La lectura de La pasión turca me cautivó desde sus primeras líneas. Es la historia de una mujer, pero, al mismo tiempo, de los vaivenes que suele dar la vida. En sus 346 páginas encontramos de todo un poco.
La obra tiene como hilo conductor una historia de amor. Empero, de este tema duro se desprenden aristas de la controversial personalidad de su protagonista, Desideria Oliván, que bien podría ser la historia de amor o pasión de cualquier otra mujer… u hombre. Así, Gala aborda con destreza la complejidad de la psicología humana: la frontera que suele existir entre el amor y la pasión; el ímpetu e irrazonabilidad que los caracteriza; lo absurdo y letal que, a veces, pueden tornarse; las caricaturas del amor que suelen producirse en nuestras vidas.
Así, para reivindicar el amor auténtico, en una parte del texto se lee:
“Porque el amor es la única pasión que paga con la moneda que ella misma fabrica: no necesita otra, no otras manos. Por eso, como su moneda no es la corriente, el amor es un monedero falso.”
Existe un sabio pensamiento del autor que, aunque no aparece en la obra, rescato como lo que podría ser el leitmotiv de la mejor interpretación de esta novela:
“El amor no se mendiga. El amor se merece, se gana, se construye. Cada uno tiene el poder de arruinar su vida con quien elige para compartirla.”
Es importante destacar esta reflexión, pues puede criticarse —quizás con razón— que la novela, en algunos de sus diálogos, podría dar la impresión de justificar la sumisión o autodestrucción por amor o pasión. Lo que, sin duda, sería éticamente inadmisible.
Pero, al mismo tiempo, la novela es una expresión del erotismo. De la poesía y el fuego que se encierran en una mirada, en una caricia por las planicies y honduras de los cuerpos, en los gemidos que rompen el silencio y en el éxtasis del aguacero.
Asimismo, el autor nos describe —con una nitidez envidiable— parte de la historia y cultura de Turquía. Con él nos adentramos en su diversidad y sus sombras, en la vastedad de su territorio. Para, en otras ocasiones, transportarnos a la España lorquiana.
Igualmente, en la obra, el drama y la intriga se entremezclan con fuerza. Incluso el suspenso —a veces excesivo— propio del thriller policiaco asoma, por momentos, en su prosa.

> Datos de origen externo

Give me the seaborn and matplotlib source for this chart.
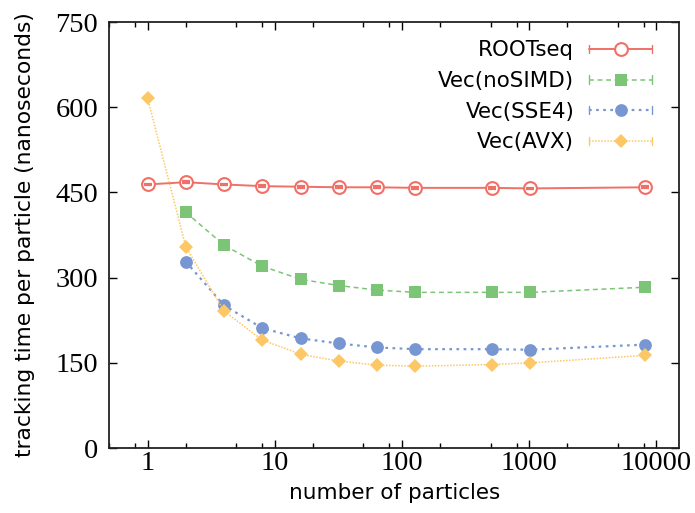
import numpy as np
import pandas as pd
import seaborn as sns
import matplotlib
matplotlib.use("Agg")
import matplotlib.pyplot as plt
from matplotlib.lines import Line2D
from matplotlib.legend_handler import HandlerLine2D
from matplotlib.ticker import FixedLocator, FixedFormatter, NullFormatter

# number of particles per run
particles = [1, 2, 4, 8, 16, 32, 64, 128, 512, 1024, 8192]

# tracking time per particle (ns)
root_seq = [464, 468, 464, 461, 460, 459, 459, 458, 458, 457, 459]
root_seq_err = [1.5, 1.5, 1.5, 1.5, 1.5, 1.5, 1.5, 1.5, 1.5, 1.5, 1.5]
vec_nosimd = [np.nan, 415, 357, 320, 297, 286, 278, 274, 274, 274, 283]
vec_sse4 = [np.nan, 328, 251, 211, 193, 184, 177, 174, 174, 173, 182]
vec_avx = [616, 354, 241, 190, 165, 153, 146, 144, 147, 150, 163]

series_names = ["ROOTseq", "Vec(noSIMD)", "Vec(SSE4)", "Vec(AVX)"]
colors = ["#F07068", "#7CC576", "#7896D2", "#FDC765"]

x_ticks = [1, 10, 100, 1000, 10000]
x_tick_labels = ["1", "10", "100", "1000", "10000"]
y_ticks = [0, 150, 300, 450, 600, 750]
y_tick_labels = ["0", "150", "300", "450", "600", "750"]

df = pd.DataFrame({
    "particles": particles * 4,
    "time": root_seq + vec_nosimd + vec_sse4 + vec_avx,
    "series": sum([[n] * len(particles) for n in series_names], []),
})

sns.set_theme(style="white")
plt.rcParams["font.family"] = ["DejaVu Sans"]

fig = plt.figure(figsize=(6.95, 5.13), dpi=100)
ax = fig.add_axes([0.1573, 0.1267, 0.8197, 0.8304])

styles = {
    "ROOTseq": dict(ls="-", lw=1.4, marker="o", ms=9.2, mfc="white", mew=1.5),
    "Vec(noSIMD)": dict(ls=(0, (3.2, 2.4)), lw=1.1, marker="s", ms=9.2, mew=0),
    "Vec(SSE4)": dict(ls=(0, (1.2, 2.0)), lw=1.6, marker="o", ms=9.2, mew=0),
    "Vec(AVX)": dict(ls=(0, (1.0, 1.0)), lw=1.1, marker="D", ms=7.4, mew=0),
}

handles = []
for name, col in zip(series_names, colors):
    sub = df[df["series"] == name].dropna()
    st = styles[name]
    sns.lineplot(data=sub, x="particles", y="time", ax=ax, color=col,
                 linestyle=st["ls"], linewidth=st["lw"], marker=st["marker"],
                 markersize=st["ms"], markerfacecolor=st.get("mfc", col),
                 markeredgecolor=col, markeredgewidth=st["mew"],
                 legend=False, zorder=3)
    handles.append(Line2D([], [], color=col, linestyle=st["ls"], linewidth=st["lw"],
                          marker=st["marker"], markersize=st["ms"],
                          markerfacecolor=st.get("mfc", col), markeredgecolor=col,
                          markeredgewidth=st["mew"]))

# error bars of the sequential reference
ax.errorbar(particles, root_seq, yerr=root_seq_err, fmt="none", ecolor=colors[0],
            elinewidth=1.2, capsize=3.2, capthick=1.6, zorder=4)

ax.set_xscale("log")
ax.set_xlim(0.5, 15200)
ax.set_ylim(0, 750)

ax.xaxis.set_major_locator(FixedLocator(x_ticks))
ax.xaxis.set_major_formatter(FixedFormatter(x_tick_labels))
minor = [m * 10.0 ** e for e in range(-1, 5) for m in (2, 5, 8)]
ax.xaxis.set_minor_locator(FixedLocator(minor))
ax.xaxis.set_minor_formatter(NullFormatter())
ax.yaxis.set_major_locator(FixedLocator(y_ticks))
ax.yaxis.set_major_formatter(FixedFormatter(y_tick_labels))

ax.tick_params(which="both", direction="in", top=True, right=True,
               bottom=True, left=True, color="black")
ax.tick_params(which="major", length=6, width=1.0)
ax.tick_params(which="minor", length=3.5, width=1.0)
ax.tick_params(axis="x", which="major", pad=2)
ax.tick_params(axis="y", which="major", pad=8)
for lab in ax.get_xticklabels() + ax.get_yticklabels():
    lab.set_family("Liberation Serif")
    lab.set_fontsize(20.5)
    lab.set_color("black")

for sp in ax.spines.values():
    sp.set_visible(True)
    sp.set_color("#222222")
    sp.set_linewidth(1.3)

ax.set_xlabel("number of particles", fontsize=15.5, color="black", labelpad=5)
ax.set_ylabel("tracking time per particle (nanoseconds)", fontsize=15.7,
              color="black", labelpad=15)


class CappedLineHandler(HandlerLine2D):
    def create_artists(self, legend, orig_handle, xdescent, ydescent, width,
                       height, fontsize, trans):
        artists = super().create_artists(legend, orig_handle, xdescent, ydescent,
                                         width, height, fontsize, trans)
        y = height / 2 - ydescent
        h = height * 0.28
        for x in (-xdescent, width - xdescent):
            cap = Line2D([x, x], [y - h, y + h], color=orig_handle.get_color(),
                         lw=1.0)
            cap.set_transform(trans)
            artists.append(cap)
        return artists


leg = ax.legend(handles, series_names, loc="upper right",
                bbox_to_anchor=(0.972, 0.982), frameon=False, markerfirst=False,
                fontsize=15.4, handlelength=2.95, handletextpad=0.7,
                labelspacing=0.5, borderpad=0, numpoints=1,
                handler_map={Line2D: CappedLineHandler()})
for t in leg.get_texts():
    t.set_color("black")

fig.savefig("out.png", dpi=100, facecolor="white")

A la postre, en La pasión turca podremos encontrar trozos de lo que, por lo general, define a la vida: fragmentos de alegría, amor, pasión, dolor, sinrazón, rabia, belleza, ética, libertad, obsesión, opresión… en fin, de sus contrastes. Es una muy libre reflexión que nos permite descifrarla un poco. Hurgar en sus vericuetos. El autor nos provoca y nos perturba. En otras ocasiones, nos da ganas de ponernos los guantes con él o con su principal protagonista.
Su lectura es como una navegación por el mar. Por momentos, estamos en aguas serenas; de pronto, nos hallamos en medio de una tormenta, a punto de naufragar; para después volver a navegar por aguas mansas. Todo esto se repite en el devenir de su desarrollo.
En resumen, La pasión turca no es perfecta, pero sí profundamente provocadora y aleccionadora. Por eso, la recomiendo.
De su lectura, puedo hacer mío —con mi morena, principalmente, incluida— lo que dice otro andaluz, un tal Sabina, en una de sus geniales canciones:
“Tengo más de cien motivos para no cortarme de un tajo las venas,
tengo toda una vida para gastarla contigo, morena.”